**EXERCISE AIM:** Print exactly the lines from the first one down to the line that contains "(0,0) rectangle (1409,893);", both included, and skip the pictures.

**INFORMATION PROVIDED:**
::::::

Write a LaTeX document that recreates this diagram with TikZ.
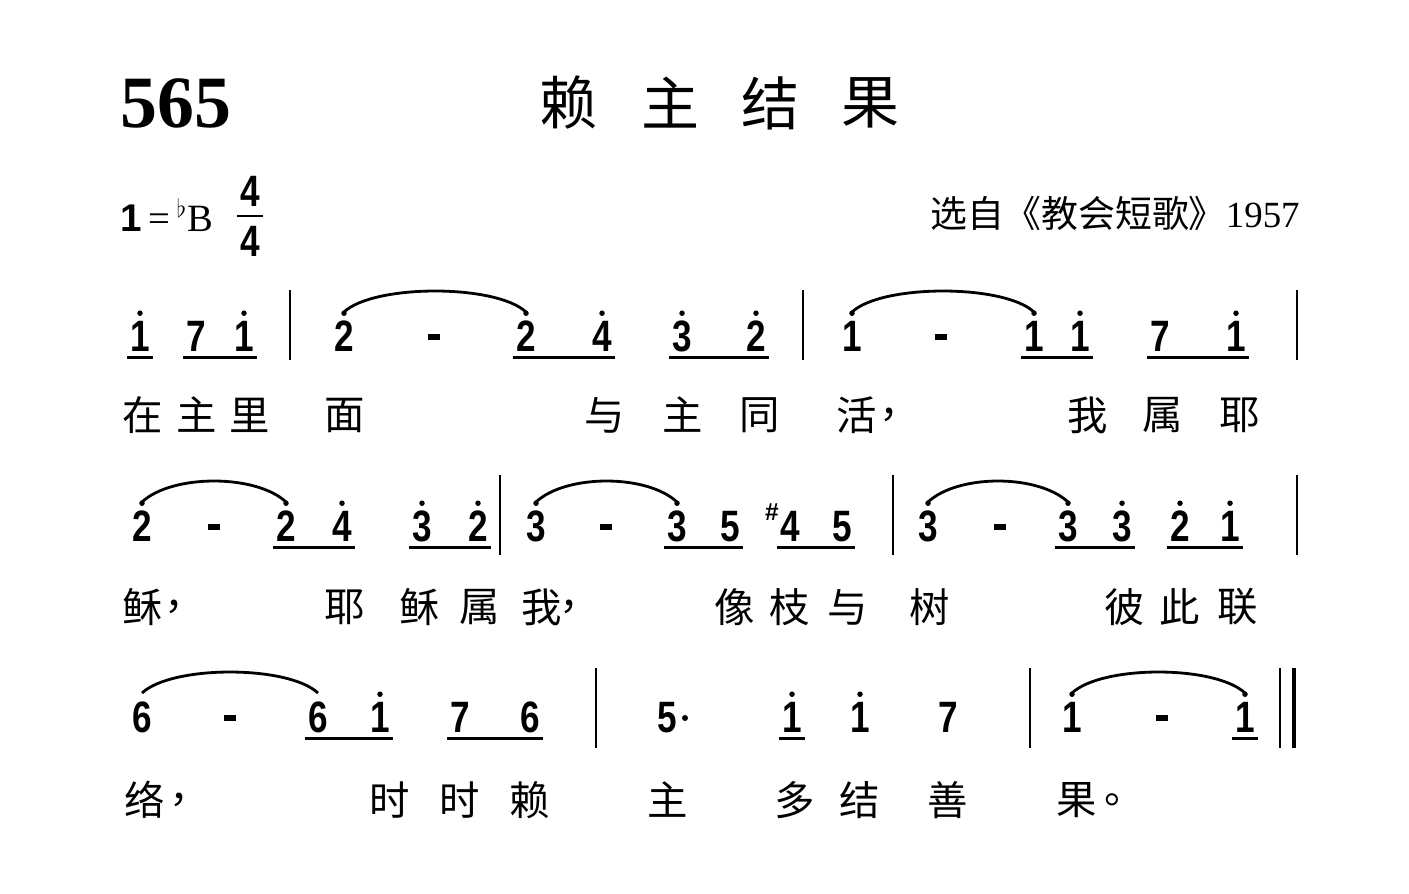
\documentclass[tikz,border=0pt]{standalone}
\usepackage{fontspec}
\setmainfont{Liberation Serif}
\newfontfamily\numfont{Liberation Sans}
\newfontfamily\cjk{Noto Sans CJK SC}
\tikzset{
  note/.style={font=\numfont\bfseries\fontsize{25}{25}\selectfont, inner sep=0pt,
    text height=17pt, text depth=0pt, xscale=0.8},
  lyric/.style={font=\cjk\fontsize{23}{23}\selectfont, inner sep=0pt},
  hdot/.style={fill=black},
  uline/.style={line width=1.6pt},
  slur/.style={line width=1.6pt},
  bar/.style={line width=1.3pt}
}
\newcommand\dash{\rule[7pt]{8pt}{3pt}}
\newcommand\uline[2]{\draw[uline] ([yshift=-0.11cm,xshift=-0.06cm]#1.south west) -- ([yshift=-0.11cm,xshift=0.06cm]#2.south east);}
\newcommand\slur[2]{\draw[slur] ([yshift=0.5cm]#1.center) .. controls +(30,-28) and +(-30,-28) .. ([yshift=0.5cm]#2.center);}
\begin{document}
\begin{tikzpicture}[x=0.02cm,y=-0.02cm]
\useasboundingbox (0,0) rectangle (1409,893);

% heading
\node[font=\bfseries\fontsize{42}{42}\selectfont, anchor=west, inner sep=0pt] (num) at (120,103) {565};
\foreach \x/\c [count=\i] in {568/赖,670/主,770/结,870/果}
  \node[font=\cjk\fontsize{33}{33}\selectfont, inner sep=0pt] (title\i) at (\x,103) {\c};
\node[anchor=west, inner sep=0pt, font=\fontsize{22}{22}\selectfont] (key) at (120,215)
  {{\numfont\bfseries 1}\,=\,$^{\flat}$B};
\node[note] (top) at (250,192) {4};
\node[note] (bot) at (250,242) {4};
\draw[line width=1.2pt] (237,216) -- (263,216);
\node[anchor=east, inner sep=0pt, font=\fontsize{21}{21}\selectfont] (src) at (1300,213)
  {{\cjk 选自《教会短歌》}1957};

% row 1
\foreach \x/\d/\h [count=\i] in {140/1/1,196/7/0,244/1/1,344/2/1,434/\dash/0,526/2/1,602/4/1,682/3/1,756/2/1,
  852/1/1,941/\dash/0,1034/1/1,1080/1/1,1160/7/0,1236/1/1}{
  \node[note] (a\i) at (\x,337) {\d};
  \ifnum\h=1 \fill[hdot] ([yshift=0.17cm]a\i.north) circle (0.055cm);\fi
}
\uline{a1}{a1} \uline{a2}{a3} \uline{a6}{a7} \uline{a8}{a9} \uline{a12}{a13} \uline{a14}{a15}
\slur{a4}{a6} \slur{a10}{a12}
\foreach \x in {290,803,1297} \draw[bar] (\x,290) -- (\x,360);
\foreach \x/\c [count=\i] in {143/在,197/主,250/里,345/面,605/与,683/主,760/同,857/活,900/，,1088/我,1163/属,1240/耶}
  \node[lyric] (la\i) at (\x,415) {\c};

% row 2
\foreach \x/\d/\h [count=\i] in {142/2/1,214/\dash/0,286/2/1,342/4/1,422/3/1,478/2/1,536/3/1,606/\dash/0,677/3/1,
  730/5/0,790/4/0,842/5/0,928/3/1,1000/\dash/0,1068/3/1,1122/3/1,1180/2/1,1230/1/1}{
  \node[note] (b\i) at (\x,527) {\d};
  \ifnum\h=1 \fill[hdot] ([yshift=0.17cm]b\i.north) circle (0.055cm);\fi
}
\node[font=\numfont\bfseries\fontsize{14}{14}\selectfont, inner sep=0pt] (sharp) at (772,512) {\#};
\uline{b3}{b4} \uline{b5}{b6} \uline{b9}{b10} \uline{b11}{b12} \uline{b15}{b16} \uline{b17}{b18}
\slur{b1}{b3} \slur{b7}{b9} \slur{b13}{b15}
\foreach \x in {500,893,1297} \draw[bar] (\x,475) -- (\x,555);
\foreach \x/\c [count=\i] in {143/稣,185/，,345/耶,420/稣,480/属,542/我,580/，,735/像,790/枝,848/与,930/树,1125/彼,1180/此,1238/联}
  \node[lyric] (lb\i) at (\x,607) {\c};

% row 3
\foreach \x/\d/\h [count=\i] in {142/6/0,230/\dash/0,318/6/0,380/1/1,460/7/0,530/6/0,667/5/0,792/1/1,860/1/1,
  948/7/0,1072/1/1,1162/\dash/0,1245/1/1}{
  \node[note] (c\i) at (\x,718) {\d};
  \ifnum\h=1 \fill[hdot] ([yshift=0.17cm]c\i.north) circle (0.055cm);\fi
}
\fill (685,718) circle (0.06cm);
\uline{c3}{c4} \uline{c5}{c6} \uline{c8}{c8} \uline{c13}{c13}
\slur{c1}{c3} \slur{c11}{c13}
\foreach \x in {596,1030,1280} \draw[bar] (\x,668) -- (\x,748);
\draw[line width=2.4pt] (1294,668) -- (1294,748);
\foreach \x/\c [count=\i] in {145/络,190/，,390/时,460/时,530/赖,668/主,795/多,860/结,948/善,1077/果,1125/。}
  \node[lyric] (lc\i) at (\x,800) {\c};
\end{tikzpicture}
\end{document}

::::::

**COMPLETED EXERCISE:**
Write a LaTeX document that recreates this diagram with TikZ.
\documentclass[tikz,border=0pt]{standalone}
\usepackage{fontspec}
\setmainfont{Liberation Serif}
\newfontfamily\numfont{Liberation Sans}
\newfontfamily\cjk{Noto Sans CJK SC}
\tikzset{
  note/.style={font=\numfont\bfseries\fontsize{25}{25}\selectfont, inner sep=0pt,
    text height=17pt, text depth=0pt, xscale=0.8},
  lyric/.style={font=\cjk\fontsize{23}{23}\selectfont, inner sep=0pt},
  hdot/.style={fill=black},
  uline/.style={line width=1.6pt},
  slur/.style={line width=1.6pt},
  bar/.style={line width=1.3pt}
}
\newcommand\dash{\rule[7pt]{8pt}{3pt}}
\newcommand\uline[2]{\draw[uline] ([yshift=-0.11cm,xshift=-0.06cm]#1.south west) -- ([yshift=-0.11cm,xshift=0.06cm]#2.south east);}
\newcommand\slur[2]{\draw[slur] ([yshift=0.5cm]#1.center) .. controls +(30,-28) and +(-30,-28) .. ([yshift=0.5cm]#2.center);}
\begin{document}
\begin{tikzpicture}[x=0.02cm,y=-0.02cm]
\useasboundingbox (0,0) rectangle (1409,893);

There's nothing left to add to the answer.